### [What to do]
Repeat all of the material below exactly as written, images excluded.

### [Raw data]

———

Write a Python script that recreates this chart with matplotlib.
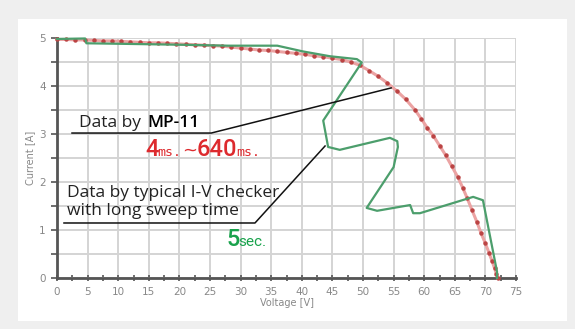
import matplotlib
matplotlib.use("Agg")
import matplotlib.pyplot as plt
from matplotlib.patches import Rectangle

# ---- data ----
mp11_v = [0, 1.5, 3, 4.5, 6, 7.5, 9, 10.5, 12, 13.5, 15, 16.5, 18, 19.5, 21, 22.5,
          24, 25.5, 27, 28.5, 30, 31.5, 33, 34.5, 36, 37.5, 39, 40.5, 42, 43.5, 45,
          46.5, 48, 49.5, 51, 52.5, 54, 55.5, 57, 58.5, 59.5, 60.5, 61.5, 62.5, 63.5,
          64.5, 65.5, 66.3, 67, 67.8, 68.6, 69.3, 70, 70.6, 71.1, 71.5, 71.8, 72]
mp11_i = [4.97, 4.97, 4.96, 4.96, 4.95, 4.94, 4.94, 4.93, 4.92, 4.91, 4.90, 4.90,
          4.89, 4.88, 4.87, 4.86, 4.85, 4.84, 4.83, 4.81, 4.79, 4.77, 4.75, 4.74,
          4.72, 4.70, 4.68, 4.66, 4.63, 4.61, 4.58, 4.55, 4.50, 4.43, 4.32, 4.20,
          4.06, 3.90, 3.72, 3.50, 3.32, 3.13, 2.96, 2.76, 2.56, 2.33, 2.10, 1.88,
          1.67, 1.42, 1.17, 0.93, 0.72, 0.52, 0.35, 0.20, 0.08, 0.0]

typ_v = [0, 4.6, 4.8, 10, 20, 28, 36, 40.2, 44.6, 49, 49.8, 43.5, 44.3, 46.2, 54.4,
         55.6, 55.7, 55.0, 50.6, 52.3, 57.7, 58.2, 59.3, 68, 69.6, 71.9, 71.9]
typ_i = [4.98, 4.99, 4.89, 4.88, 4.86, 4.84, 4.84, 4.72, 4.62, 4.56, 4.49, 3.28,
         2.73, 2.67, 2.92, 2.85, 2.73, 2.31, 1.46, 1.40, 1.52, 1.35, 1.35, 1.69,
         1.62, 0.13, 0.0]

x_ticks = [0, 5, 10, 15, 20, 25, 30, 35, 40, 45, 50, 55, 60, 65, 70, 75]
y_ticks = [0, 1, 2, 3, 4, 5]

W, H = 575, 329
fig = plt.figure(figsize=(W / 100, H / 100), dpi=100)
fig.patch.set_facecolor("#efefef")
fig.patches.append(Rectangle((18 / W, 1 - 321 / H), (567 - 18) / W, (321 - 19) / H,
                             transform=fig.transFigure, facecolor="white",
                             edgecolor="none", zorder=-10))

ax = fig.add_axes([57 / W, 1 - 278 / H, 459 / W, 240 / H])
ax.set_facecolor("white")
ax.set_xlim(0, 75)
ax.set_ylim(0, 5)

ax.set_xticks(x_ticks)
ax.set_xticks([t + 2.5 for t in x_ticks[:-1]], minor=True)
ax.set_yticks(y_ticks)
ax.set_yticks([t + 0.5 for t in y_ticks[:-1]], minor=True)
ax.grid(True, which="major", axis="x", color="#d4d4d4", lw=1.4)
ax.grid(True, which="both", axis="y", color="#d4d4d4", lw=1.4)
ax.set_axisbelow(True)
for s in ["top", "right"]:
    ax.spines[s].set_visible(False)
for s in ["left", "bottom"]:
    ax.spines[s].set_color("#555555")
    ax.spines[s].set_linewidth(2)
ax.tick_params(axis="x", which="both", direction="inout", length=5, width=1.2,
               color="#555555", labelsize=7.5, labelcolor="#888888", pad=4)
ax.tick_params(axis="y", which="both", direction="out", length=4, width=1.2,
               color="#555555", labelsize=7.5, labelcolor="#888888", pad=4)
ax.set_xlabel("Voltage [V]", fontsize=7, color="#888888", labelpad=1)
ax.set_ylabel("Current [A]", fontsize=7, color="#888888", labelpad=3)

# curves
ax.plot(mp11_v, mp11_i, color="#eba3a3", lw=2.2, zorder=3, clip_on=False)
ax.plot(mp11_v, mp11_i, linestyle="none", marker="o", ms=2.2,
        color="#bb4444", zorder=4, clip_on=False)
ax.plot(typ_v, typ_i, color="#4c9e6c", lw=1.6, zorder=5, clip_on=False)

# annotation leader lines
ax.plot([2.45, 25.2, 54.6], [3.02, 3.02, 3.96], color="#111111", lw=1.1, zorder=6)
ax.plot([1.14, 32.35, 43.8], [1.146, 1.146, 2.75], color="#111111", lw=1.1, zorder=6)

def ftxt(x, y, s, **kw):
    fig.text(x / W, 1 - y / H, s, ha="left", va="baseline", **kw)

ftxt(79, 127, "Data by ", fontsize=12.5, family="Open Sans", color="#222222")
ftxt(147, 127, "MP-11", fontsize=12.5, family="Open Sans", color="#000000",
     fontweight="semibold")

red = "#dd2a2e"
ftxt(145, 156, "4", fontsize=17, family="Roboto", color=red, fontweight="medium")
ftxt(157, 156, "ms.", fontsize=9.5, family="DejaVu Sans Mono", color=red)
ftxt(182, 156, "~", fontsize=13, family="DejaVu Sans", color=red)
ftxt(197, 156, "640", fontsize=17, family="Roboto", color=red, fontweight="medium")
ftxt(236, 156, "ms.", fontsize=9.5, family="DejaVu Sans Mono", color=red)

ftxt(67, 197, "Data by typical I-V checker", fontsize=12.5, family="Open Sans",
     color="#222222")
ftxt(67, 215, "with long sweep time", fontsize=12.5, family="Open Sans",
     color="#222222")

green = "#19a24c"
ftxt(226, 246, "5", fontsize=17, family="Roboto", color=green, fontweight="medium")
ftxt(238, 246, "sec.", fontsize=11, family="Roboto", color=green)

fig.savefig("out.png", dpi=100, facecolor=fig.get_facecolor())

———

### [Correct answer]
Write a Python script that recreates this chart with matplotlib.
import matplotlib
matplotlib.use("Agg")
import matplotlib.pyplot as plt
from matplotlib.patches import Rectangle

# ---- data ----
mp11_v = [0, 1.5, 3, 4.5, 6, 7.5, 9, 10.5, 12, 13.5, 15, 16.5, 18, 19.5, 21, 22.5,
          24, 25.5, 27, 28.5, 30, 31.5, 33, 34.5, 36, 37.5, 39, 40.5, 42, 43.5, 45,
          46.5, 48, 49.5, 51, 52.5, 54, 55.5, 57, 58.5, 59.5, 60.5, 61.5, 62.5, 63.5,
          64.5, 65.5, 66.3, 67, 67.8, 68.6, 69.3, 70, 70.6, 71.1, 71.5, 71.8, 72]
mp11_i = [4.97, 4.97, 4.96, 4.96, 4.95, 4.94, 4.94, 4.93, 4.92, 4.91, 4.90, 4.90,
          4.89, 4.88, 4.87, 4.86, 4.85, 4.84, 4.83, 4.81, 4.79, 4.77, 4.75, 4.74,
          4.72, 4.70, 4.68, 4.66, 4.63, 4.61, 4.58, 4.55, 4.50, 4.43, 4.32, 4.20,
          4.06, 3.90, 3.72, 3.50, 3.32, 3.13, 2.96, 2.76, 2.56, 2.33, 2.10, 1.88,
          1.67, 1.42, 1.17, 0.93, 0.72, 0.52, 0.35, 0.20, 0.08, 0.0]

typ_v = [0, 4.6, 4.8, 10, 20, 28, 36, 40.2, 44.6, 49, 49.8, 43.5, 44.3, 46.2, 54.4,
         55.6, 55.7, 55.0, 50.6, 52.3, 57.7, 58.2, 59.3, 68, 69.6, 71.9, 71.9]
typ_i = [4.98, 4.99, 4.89, 4.88, 4.86, 4.84, 4.84, 4.72, 4.62, 4.56, 4.49, 3.28,
         2.73, 2.67, 2.92, 2.85, 2.73, 2.31, 1.46, 1.40, 1.52, 1.35, 1.35, 1.69,
         1.62, 0.13, 0.0]

x_ticks = [0, 5, 10, 15, 20, 25, 30, 35, 40, 45, 50, 55, 60, 65, 70, 75]
y_ticks = [0, 1, 2, 3, 4, 5]

W, H = 575, 329
fig = plt.figure(figsize=(W / 100, H / 100), dpi=100)
fig.patch.set_facecolor("#efefef")
fig.patches.append(Rectangle((18 / W, 1 - 321 / H), (567 - 18) / W, (321 - 19) / H,
                             transform=fig.transFigure, facecolor="white",
                             edgecolor="none", zorder=-10))

ax = fig.add_axes([57 / W, 1 - 278 / H, 459 / W, 240 / H])
ax.set_facecolor("white")
ax.set_xlim(0, 75)
ax.set_ylim(0, 5)

ax.set_xticks(x_ticks)
ax.set_xticks([t + 2.5 for t in x_ticks[:-1]], minor=True)
ax.set_yticks(y_ticks)
ax.set_yticks([t + 0.5 for t in y_ticks[:-1]], minor=True)
ax.grid(True, which="major", axis="x", color="#d4d4d4", lw=1.4)
ax.grid(True, which="both", axis="y", color="#d4d4d4", lw=1.4)
ax.set_axisbelow(True)
for s in ["top", "right"]:
    ax.spines[s].set_visible(False)
for s in ["left", "bottom"]:
    ax.spines[s].set_color("#555555")
    ax.spines[s].set_linewidth(2)
ax.tick_params(axis="x", which="both", direction="inout", length=5, width=1.2,
               color="#555555", labelsize=7.5, labelcolor="#888888", pad=4)
ax.tick_params(axis="y", which="both", direction="out", length=4, width=1.2,
               color="#555555", labelsize=7.5, labelcolor="#888888", pad=4)
ax.set_xlabel("Voltage [V]", fontsize=7, color="#888888", labelpad=1)
ax.set_ylabel("Current [A]", fontsize=7, color="#888888", labelpad=3)

# curves
ax.plot(mp11_v, mp11_i, color="#eba3a3", lw=2.2, zorder=3, clip_on=False)
ax.plot(mp11_v, mp11_i, linestyle="none", marker="o", ms=2.2,
        color="#bb4444", zorder=4, clip_on=False)
ax.plot(typ_v, typ_i, color="#4c9e6c", lw=1.6, zorder=5, clip_on=False)

# annotation leader lines
ax.plot([2.45, 25.2, 54.6], [3.02, 3.02, 3.96], color="#111111", lw=1.1, zorder=6)
ax.plot([1.14, 32.35, 43.8], [1.146, 1.146, 2.75], color="#111111", lw=1.1, zorder=6)

def ftxt(x, y, s, **kw):
    fig.text(x / W, 1 - y / H, s, ha="left", va="baseline", **kw)

ftxt(79, 127, "Data by ", fontsize=12.5, family="Open Sans", color="#222222")
ftxt(147, 127, "MP-11", fontsize=12.5, family="Open Sans", color="#000000",
     fontweight="semibold")

red = "#dd2a2e"
ftxt(145, 156, "4", fontsize=17, family="Roboto", color=red, fontweight="medium")
ftxt(157, 156, "ms.", fontsize=9.5, family="DejaVu Sans Mono", color=red)
ftxt(182, 156, "~", fontsize=13, family="DejaVu Sans", color=red)
ftxt(197, 156, "640", fontsize=17, family="Roboto", color=red, fontweight="medium")
ftxt(236, 156, "ms.", fontsize=9.5, family="DejaVu Sans Mono", color=red)

ftxt(67, 197, "Data by typical I-V checker", fontsize=12.5, family="Open Sans",
     color="#222222")
ftxt(67, 215, "with long sweep time", fontsize=12.5, family="Open Sans",
     color="#222222")

green = "#19a24c"
ftxt(226, 246, "5", fontsize=17, family="Roboto", color=green, fontweight="medium")
ftxt(238, 246, "sec.", fontsize=11, family="Roboto", color=green)

fig.savefig("out.png", dpi=100, facecolor=fig.get_facecolor())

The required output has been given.